» **WHAT THE TASK REQUIRES**
Only the lines from the start of the data through the line containing "(0,0) rectangle (1213,421);" should be written out, exactly as they are, with both ends included and the pictures left out.

» **MATERIAL**
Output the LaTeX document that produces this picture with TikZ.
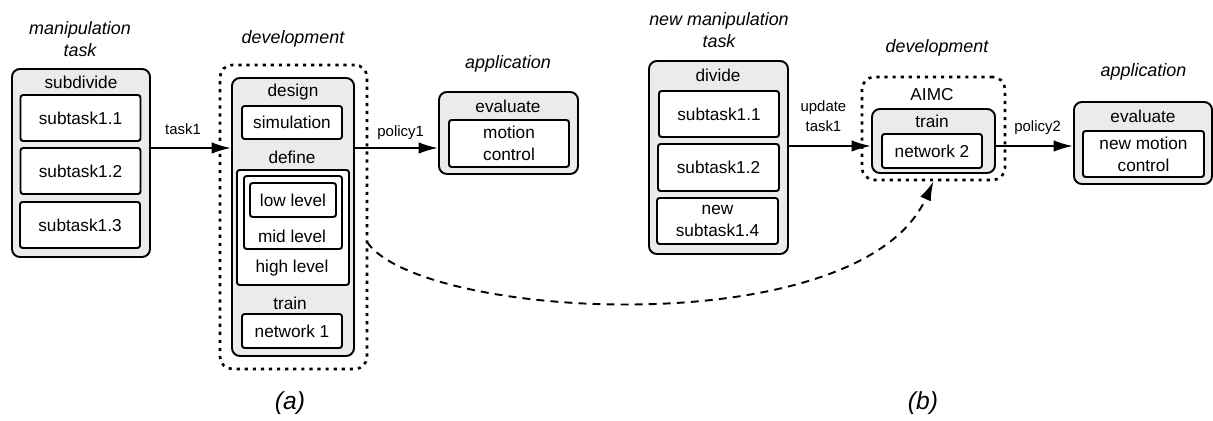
\documentclass[tikz,border=0pt]{standalone}
\usepackage{fontspec}
\setmainfont{Liberation Sans}
\usetikzlibrary{arrows.meta, positioning}
\definecolor{boxgray}{RGB}{235,235,235}

\begin{document}
\begin{tikzpicture}[x=0.02cm, y=-0.02cm,
  BoxSize/.style 2 args={minimum width=#1*0.02cm, minimum height=#2*0.02cm, inner sep=0pt},
  GroupStyle/.style={draw, line width=1.1pt, fill=boxgray, rounded corners=4.5pt},
  ItemStyle/.style={draw, line width=1.1pt, fill=white, rounded corners=1.5pt,
    font=\fontsize{9.8}{12.5}\selectfont, align=center},
  PhaseStyle/.style={draw, line width=1.5pt, dash pattern=on 1.8pt off 2.8pt, rounded corners=7pt},
  TextStyle/.style={inner sep=0pt, font=\fontsize{9.8}{12.5}\selectfont, align=center},
  TitleStyle/.style={inner sep=0pt, font=\fontsize{10.2}{12.5}\selectfont\itshape, align=center},
  EdgeLabel/.style={inner sep=0pt, font=\fontsize{8.5}{11.4}\selectfont, align=center},
  CaptionStyle/.style={inner sep=0pt, font=\fontsize{14}{16}\selectfont\itshape},
  ConnStyle/.style={-{Latex[length=11pt,width=6.5pt]}, line width=1.1pt},
  FeedbackStyle/.style={ConnStyle, dash pattern=on 4.5pt off 3.5pt}]
  \useasboundingbox (0,0) rectangle (1213,421);

  % (a) manipulation task
  \node[TitleStyle] (taskTitle) at (80,39) {manipulation\\task};
  \node[GroupStyle, BoxSize={138}{188}] (subdivide) at (81,163) {};
  \node[TextStyle] (subdivideLbl) at (81,82) {subdivide};
  \node[ItemStyle, BoxSize={120}{46}] (subA) at (80.5,118) {subtask1.1};
  \node[ItemStyle, BoxSize={120}{46}] (subB) at (80.5,171) {subtask1.2};
  \node[ItemStyle, BoxSize={120}{46}] (subC) at (80,225) {subtask1.3};

  % (a) development
  \node[TitleStyle] (devTitleA) at (293,39) {development};
  \node[PhaseStyle, BoxSize={147}{304}] (devA) at (293.5,217) {};
  \node[GroupStyle, BoxSize={122}{278}] (devGrayA) at (293,217) {};
  \node[TextStyle] (designLbl) at (293,92) {design};
  \node[ItemStyle, BoxSize={100}{33}] (simulation) at (292,122.5) {simulation};
  \node[TextStyle] (defineLbl) at (292,157) {define};
  \node[ItemStyle, BoxSize={112}{115}] (highBox) at (293,227.5) {};
  \node[ItemStyle, BoxSize={98}{73}] (midBox) at (293,212.5) {};
  \node[ItemStyle, BoxSize={86}{34}] (lowBox) at (293,200) {low level};
  \node[TextStyle] (midLbl) at (292,236) {mid level};
  \node[TextStyle] (highLbl) at (292,268) {high level};
  \node[TextStyle] (trainLblA) at (290,303) {train};
  \node[ItemStyle, BoxSize={100}{34}] (networkA) at (292,331) {network 1};

  % (a) application
  \node[TitleStyle] (appTitleA) at (508,64) {application};
  \node[GroupStyle, BoxSize={139}{82}] (evalA) at (508.5,133) {};
  \node[TextStyle] (evalLblA) at (508,106) {evaluate};
  \node[ItemStyle, BoxSize={120}{47}] (motionA) at (509,143.5) {motion\\control};

  % (b) new manipulation task
  \node[TitleStyle] (newTaskTitle) at (719,30) {new manipulation\\task};
  \node[GroupStyle, BoxSize={139}{193}] (divide) at (718.5,157.5) {};
  \node[TextStyle] (divideLbl) at (718,75) {divide};
  \node[ItemStyle, BoxSize={120}{46}] (newSubA) at (719,114) {subtask1.1};
  \node[ItemStyle, BoxSize={121}{47}] (newSubB) at (718.5,167.5) {subtask1.2};
  \node[ItemStyle, BoxSize={121}{46}] (newSubD) at (717.5,221) {new\\subtask1.4};

  % (b) development
  \node[TitleStyle] (devTitleB) at (937,48) {development};
  \node[PhaseStyle, BoxSize={143}{103}] (devB) at (933.5,128.5) {};
  \node[TextStyle] (aimcLbl) at (932,95) {AIMC};
  \node[GroupStyle, BoxSize={123}{64}] (trainB) at (933.5,141) {};
  \node[TextStyle] (trainLblB) at (932,121) {train};
  \node[ItemStyle, BoxSize={100}{34}] (networkB) at (932,151) {network 2};

  % (b) application
  \node[TitleStyle] (appTitleB) at (1143.5,72) {application};
  \node[GroupStyle, BoxSize={138}{82}] (evalB) at (1143,143) {};
  \node[TextStyle] (evalLblB) at (1143,116) {evaluate};
  \node[ItemStyle, BoxSize={121}{46}] (motionB) at (1143.5,154) {new motion\\control};

  % connectors
  \coordinate (flowA) at (0,148);
  \coordinate (flowB) at (0,146);
  \draw[ConnStyle] (subdivide.east |- flowA) -- node[EdgeLabel, pos=0.4, above=6.8pt] (task1Lbl) {task1} (devGrayA.west |- flowA);
  \draw[ConnStyle] (devGrayA.east |- flowA) -- node[EdgeLabel, pos=0.55, above=4.3pt] (policy1Lbl) {policy1} (evalA.west |- flowA);
  \draw[ConnStyle] (divide.east |- flowB) -- node[EdgeLabel, pos=0.42, above=7.4pt] (updateLbl) {update\\task1} (trainB.west |- flowB);
  \draw[ConnStyle] (trainB.east |- flowB) -- node[EdgeLabel, pos=0.54, above=6pt] (policy2Lbl) {policy2} (evalB.west |- flowB);
  \coordinate (loopStart) at (367,242);
  \draw[FeedbackStyle] (loopStart) .. controls (420,320) and (860,345) .. (devB.south);

  \node[CaptionStyle] (capA) at (290,403) {(a)};
  \node[CaptionStyle] (capB) at (923,403) {(b)};
\end{tikzpicture}
\end{document}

» **WRITTEN SOLUTION**
Output the LaTeX document that produces this picture with TikZ.
\documentclass[tikz,border=0pt]{standalone}
\usepackage{fontspec}
\setmainfont{Liberation Sans}
\usetikzlibrary{arrows.meta, positioning}
\definecolor{boxgray}{RGB}{235,235,235}

\begin{document}
\begin{tikzpicture}[x=0.02cm, y=-0.02cm,
  BoxSize/.style 2 args={minimum width=#1*0.02cm, minimum height=#2*0.02cm, inner sep=0pt},
  GroupStyle/.style={draw, line width=1.1pt, fill=boxgray, rounded corners=4.5pt},
  ItemStyle/.style={draw, line width=1.1pt, fill=white, rounded corners=1.5pt,
    font=\fontsize{9.8}{12.5}\selectfont, align=center},
  PhaseStyle/.style={draw, line width=1.5pt, dash pattern=on 1.8pt off 2.8pt, rounded corners=7pt},
  TextStyle/.style={inner sep=0pt, font=\fontsize{9.8}{12.5}\selectfont, align=center},
  TitleStyle/.style={inner sep=0pt, font=\fontsize{10.2}{12.5}\selectfont\itshape, align=center},
  EdgeLabel/.style={inner sep=0pt, font=\fontsize{8.5}{11.4}\selectfont, align=center},
  CaptionStyle/.style={inner sep=0pt, font=\fontsize{14}{16}\selectfont\itshape},
  ConnStyle/.style={-{Latex[length=11pt,width=6.5pt]}, line width=1.1pt},
  FeedbackStyle/.style={ConnStyle, dash pattern=on 4.5pt off 3.5pt}]
  \useasboundingbox (0,0) rectangle (1213,421);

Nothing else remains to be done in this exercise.